• **EXERCISE OBJECTIVE**:
Transcribe all of the data exactly. Omit the pictures.

• **SUPPLIED MATERIAL**:
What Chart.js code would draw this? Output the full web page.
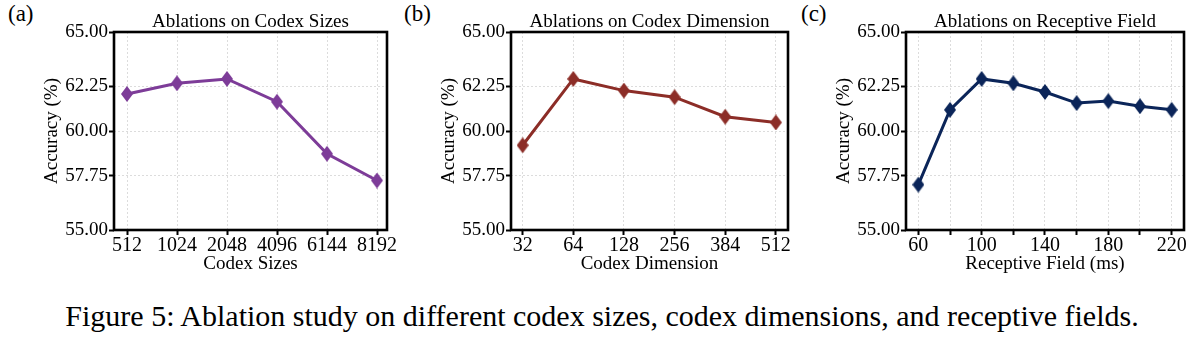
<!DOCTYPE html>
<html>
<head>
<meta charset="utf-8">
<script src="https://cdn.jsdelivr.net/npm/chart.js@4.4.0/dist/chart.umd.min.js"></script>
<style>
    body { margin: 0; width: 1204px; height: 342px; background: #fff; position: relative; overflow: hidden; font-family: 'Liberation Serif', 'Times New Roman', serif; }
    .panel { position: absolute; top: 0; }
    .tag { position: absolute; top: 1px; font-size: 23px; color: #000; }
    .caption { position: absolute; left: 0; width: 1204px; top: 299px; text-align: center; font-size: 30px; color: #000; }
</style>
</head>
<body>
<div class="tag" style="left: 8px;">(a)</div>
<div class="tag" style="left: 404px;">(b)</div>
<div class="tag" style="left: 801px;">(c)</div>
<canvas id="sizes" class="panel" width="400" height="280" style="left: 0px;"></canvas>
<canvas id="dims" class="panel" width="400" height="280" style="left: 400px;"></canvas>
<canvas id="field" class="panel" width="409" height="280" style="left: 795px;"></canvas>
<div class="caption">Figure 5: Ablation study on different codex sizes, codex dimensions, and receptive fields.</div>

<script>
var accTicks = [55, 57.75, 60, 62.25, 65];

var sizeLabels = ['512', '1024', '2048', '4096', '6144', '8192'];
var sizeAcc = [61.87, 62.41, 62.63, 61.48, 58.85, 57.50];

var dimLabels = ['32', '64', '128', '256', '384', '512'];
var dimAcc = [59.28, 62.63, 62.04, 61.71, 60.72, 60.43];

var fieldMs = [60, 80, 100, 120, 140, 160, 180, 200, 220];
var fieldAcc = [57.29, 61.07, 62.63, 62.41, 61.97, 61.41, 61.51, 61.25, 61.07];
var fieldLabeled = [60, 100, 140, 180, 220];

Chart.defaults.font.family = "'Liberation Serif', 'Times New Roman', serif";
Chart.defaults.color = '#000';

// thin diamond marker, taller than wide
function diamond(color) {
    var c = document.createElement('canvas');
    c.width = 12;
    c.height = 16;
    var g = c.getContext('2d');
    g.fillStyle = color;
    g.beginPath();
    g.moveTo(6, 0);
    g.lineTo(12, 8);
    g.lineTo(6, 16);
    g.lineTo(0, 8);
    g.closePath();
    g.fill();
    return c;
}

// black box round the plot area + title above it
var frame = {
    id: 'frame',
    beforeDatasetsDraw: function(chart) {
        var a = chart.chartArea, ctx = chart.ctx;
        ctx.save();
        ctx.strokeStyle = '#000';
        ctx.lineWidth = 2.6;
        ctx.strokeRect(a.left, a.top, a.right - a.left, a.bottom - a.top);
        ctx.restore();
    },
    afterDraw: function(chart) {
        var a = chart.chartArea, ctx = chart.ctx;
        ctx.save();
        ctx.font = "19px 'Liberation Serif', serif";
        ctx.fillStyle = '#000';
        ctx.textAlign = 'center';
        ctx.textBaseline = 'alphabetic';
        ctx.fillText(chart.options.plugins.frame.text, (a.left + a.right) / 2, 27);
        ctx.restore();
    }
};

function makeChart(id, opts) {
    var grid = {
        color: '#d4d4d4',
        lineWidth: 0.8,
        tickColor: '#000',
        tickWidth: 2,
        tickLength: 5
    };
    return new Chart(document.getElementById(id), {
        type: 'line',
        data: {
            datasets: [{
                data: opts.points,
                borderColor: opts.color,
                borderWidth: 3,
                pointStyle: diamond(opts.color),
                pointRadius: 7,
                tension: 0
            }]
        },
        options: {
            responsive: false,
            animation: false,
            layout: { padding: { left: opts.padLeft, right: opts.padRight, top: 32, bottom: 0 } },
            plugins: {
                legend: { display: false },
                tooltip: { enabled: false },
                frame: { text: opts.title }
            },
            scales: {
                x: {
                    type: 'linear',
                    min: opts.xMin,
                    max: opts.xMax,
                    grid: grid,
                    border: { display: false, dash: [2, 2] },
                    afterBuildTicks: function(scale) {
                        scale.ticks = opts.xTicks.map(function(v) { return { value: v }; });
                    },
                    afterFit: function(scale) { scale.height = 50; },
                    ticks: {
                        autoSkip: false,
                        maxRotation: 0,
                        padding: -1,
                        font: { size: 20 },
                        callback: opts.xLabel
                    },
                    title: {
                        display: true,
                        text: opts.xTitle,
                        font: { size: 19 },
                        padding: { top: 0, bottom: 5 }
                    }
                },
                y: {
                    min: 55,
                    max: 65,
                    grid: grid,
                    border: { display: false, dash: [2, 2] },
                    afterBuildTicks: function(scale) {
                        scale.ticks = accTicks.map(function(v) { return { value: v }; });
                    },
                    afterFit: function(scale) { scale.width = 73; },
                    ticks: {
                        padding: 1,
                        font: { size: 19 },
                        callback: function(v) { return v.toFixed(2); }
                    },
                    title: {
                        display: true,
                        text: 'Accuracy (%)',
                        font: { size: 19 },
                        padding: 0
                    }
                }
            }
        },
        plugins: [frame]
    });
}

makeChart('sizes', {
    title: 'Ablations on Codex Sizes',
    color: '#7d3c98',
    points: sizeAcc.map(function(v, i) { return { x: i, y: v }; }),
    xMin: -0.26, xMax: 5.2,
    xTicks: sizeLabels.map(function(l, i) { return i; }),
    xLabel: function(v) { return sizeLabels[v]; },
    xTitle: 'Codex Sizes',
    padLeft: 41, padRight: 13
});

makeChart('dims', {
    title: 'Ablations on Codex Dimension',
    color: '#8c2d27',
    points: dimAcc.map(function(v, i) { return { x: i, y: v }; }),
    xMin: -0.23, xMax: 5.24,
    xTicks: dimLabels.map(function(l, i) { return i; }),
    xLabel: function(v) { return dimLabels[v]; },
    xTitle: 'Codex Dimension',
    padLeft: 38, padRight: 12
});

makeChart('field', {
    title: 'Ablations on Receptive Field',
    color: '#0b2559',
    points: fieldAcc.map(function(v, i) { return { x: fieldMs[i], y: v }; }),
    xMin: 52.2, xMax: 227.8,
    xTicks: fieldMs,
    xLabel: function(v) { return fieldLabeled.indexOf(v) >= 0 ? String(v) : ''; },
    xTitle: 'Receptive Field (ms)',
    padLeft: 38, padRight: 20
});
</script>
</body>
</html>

• **SOLUTION**:
What Chart.js code would draw this? Output the full web page.
<!DOCTYPE html>
<html>
<head>
<meta charset="utf-8">
<script src="https://cdn.jsdelivr.net/npm/chart.js@4.4.0/dist/chart.umd.min.js"></script>
<style>
    body { margin: 0; width: 1204px; height: 342px; background: #fff; position: relative; overflow: hidden; font-family: 'Liberation Serif', 'Times New Roman', serif; }
    .panel { position: absolute; top: 0; }
    .tag { position: absolute; top: 1px; font-size: 23px; color: #000; }
    .caption { position: absolute; left: 0; width: 1204px; top: 299px; text-align: center; font-size: 30px; color: #000; }
</style>
</head>
<body>
<div class="tag" style="left: 8px;">(a)</div>
<div class="tag" style="left: 404px;">(b)</div>
<div class="tag" style="left: 801px;">(c)</div>
<canvas id="sizes" class="panel" width="400" height="280" style="left: 0px;"></canvas>
<canvas id="dims" class="panel" width="400" height="280" style="left: 400px;"></canvas>
<canvas id="field" class="panel" width="409" height="280" style="left: 795px;"></canvas>
<div class="caption">Figure 5: Ablation study on different codex sizes, codex dimensions, and receptive fields.</div>

<script>
var accTicks = [55, 57.75, 60, 62.25, 65];

var sizeLabels = ['512', '1024', '2048', '4096', '6144', '8192'];
var sizeAcc = [61.87, 62.41, 62.63, 61.48, 58.85, 57.50];

var dimLabels = ['32', '64', '128', '256', '384', '512'];
var dimAcc = [59.28, 62.63, 62.04, 61.71, 60.72, 60.43];

var fieldMs = [60, 80, 100, 120, 140, 160, 180, 200, 220];
var fieldAcc = [57.29, 61.07, 62.63, 62.41, 61.97, 61.41, 61.51, 61.25, 61.07];
var fieldLabeled = [60, 100, 140, 180, 220];

Chart.defaults.font.family = "'Liberation Serif', 'Times New Roman', serif";
Chart.defaults.color = '#000';

// thin diamond marker, taller than wide
function diamond(color) {
    var c = document.createElement('canvas');
    c.width = 12;
    c.height = 16;
    var g = c.getContext('2d');
    g.fillStyle = color;
    g.beginPath();
    g.moveTo(6, 0);
    g.lineTo(12, 8);
    g.lineTo(6, 16);
    g.lineTo(0, 8);
    g.closePath();
    g.fill();
    return c;
}

// black box round the plot area + title above it
var frame = {
    id: 'frame',
    beforeDatasetsDraw: function(chart) {
        var a = chart.chartArea, ctx = chart.ctx;
        ctx.save();
        ctx.strokeStyle = '#000';
        ctx.lineWidth = 2.6;
        ctx.strokeRect(a.left, a.top, a.right - a.left, a.bottom - a.top);
        ctx.restore();
    },
    afterDraw: function(chart) {
        var a = chart.chartArea, ctx = chart.ctx;
        ctx.save();
        ctx.font = "19px 'Liberation Serif', serif";
        ctx.fillStyle = '#000';
        ctx.textAlign = 'center';
        ctx.textBaseline = 'alphabetic';
        ctx.fillText(chart.options.plugins.frame.text, (a.left + a.right) / 2, 27);
        ctx.restore();
    }
};

function makeChart(id, opts) {
    var grid = {
        color: '#d4d4d4',
        lineWidth: 0.8,
        tickColor: '#000',
        tickWidth: 2,
        tickLength: 5
    };
    return new Chart(document.getElementById(id), {
        type: 'line',
        data: {
            datasets: [{
                data: opts.points,
                borderColor: opts.color,
                borderWidth: 3,
                pointStyle: diamond(opts.color),
                pointRadius: 7,
                tension: 0
            }]
        },
        options: {
            responsive: false,
            animation: false,
            layout: { padding: { left: opts.padLeft, right: opts.padRight, top: 32, bottom: 0 } },
            plugins: {
                legend: { display: false },
                tooltip: { enabled: false },
                frame: { text: opts.title }
            },
            scales: {
                x: {
                    type: 'linear',
                    min: opts.xMin,
                    max: opts.xMax,
                    grid: grid,
                    border: { display: false, dash: [2, 2] },
                    afterBuildTicks: function(scale) {
                        scale.ticks = opts.xTicks.map(function(v) { return { value: v }; });
                    },
                    afterFit: function(scale) { scale.height = 50; },
                    ticks: {
                        autoSkip: false,
                        maxRotation: 0,
                        padding: -1,
                        font: { size: 20 },
                        callback: opts.xLabel
                    },
                    title: {
                        display: true,
                        text: opts.xTitle,
                        font: { size: 19 },
                        padding: { top: 0, bottom: 5 }
                    }
                },
                y: {
                    min: 55,
                    max: 65,
                    grid: grid,
                    border: { display: false, dash: [2, 2] },
                    afterBuildTicks: function(scale) {
                        scale.ticks = accTicks.map(function(v) { return { value: v }; });
                    },
                    afterFit: function(scale) { scale.width = 73; },
                    ticks: {
                        padding: 1,
                        font: { size: 19 },
                        callback: function(v) { return v.toFixed(2); }
                    },
                    title: {
                        display: true,
                        text: 'Accuracy (%)',
                        font: { size: 19 },
                        padding: 0
                    }
                }
            }
        },
        plugins: [frame]
    });
}

makeChart('sizes', {
    title: 'Ablations on Codex Sizes',
    color: '#7d3c98',
    points: sizeAcc.map(function(v, i) { return { x: i, y: v }; }),
    xMin: -0.26, xMax: 5.2,
    xTicks: sizeLabels.map(function(l, i) { return i; }),
    xLabel: function(v) { return sizeLabels[v]; },
    xTitle: 'Codex Sizes',
    padLeft: 41, padRight: 13
});

makeChart('dims', {
    title: 'Ablations on Codex Dimension',
    color: '#8c2d27',
    points: dimAcc.map(function(v, i) { return { x: i, y: v }; }),
    xMin: -0.23, xMax: 5.24,
    xTicks: dimLabels.map(function(l, i) { return i; }),
    xLabel: function(v) { return dimLabels[v]; },
    xTitle: 'Codex Dimension',
    padLeft: 38, padRight: 12
});

makeChart('field', {
    title: 'Ablations on Receptive Field',
    color: '#0b2559',
    points: fieldAcc.map(function(v, i) { return { x: fieldMs[i], y: v }; }),
    xMin: 52.2, xMax: 227.8,
    xTicks: fieldMs,
    xLabel: function(v) { return fieldLabeled.indexOf(v) >= 0 ? String(v) : ''; },
    xTitle: 'Receptive Field (ms)',
    padLeft: 38, padRight: 20
});
</script>
</body>
</html>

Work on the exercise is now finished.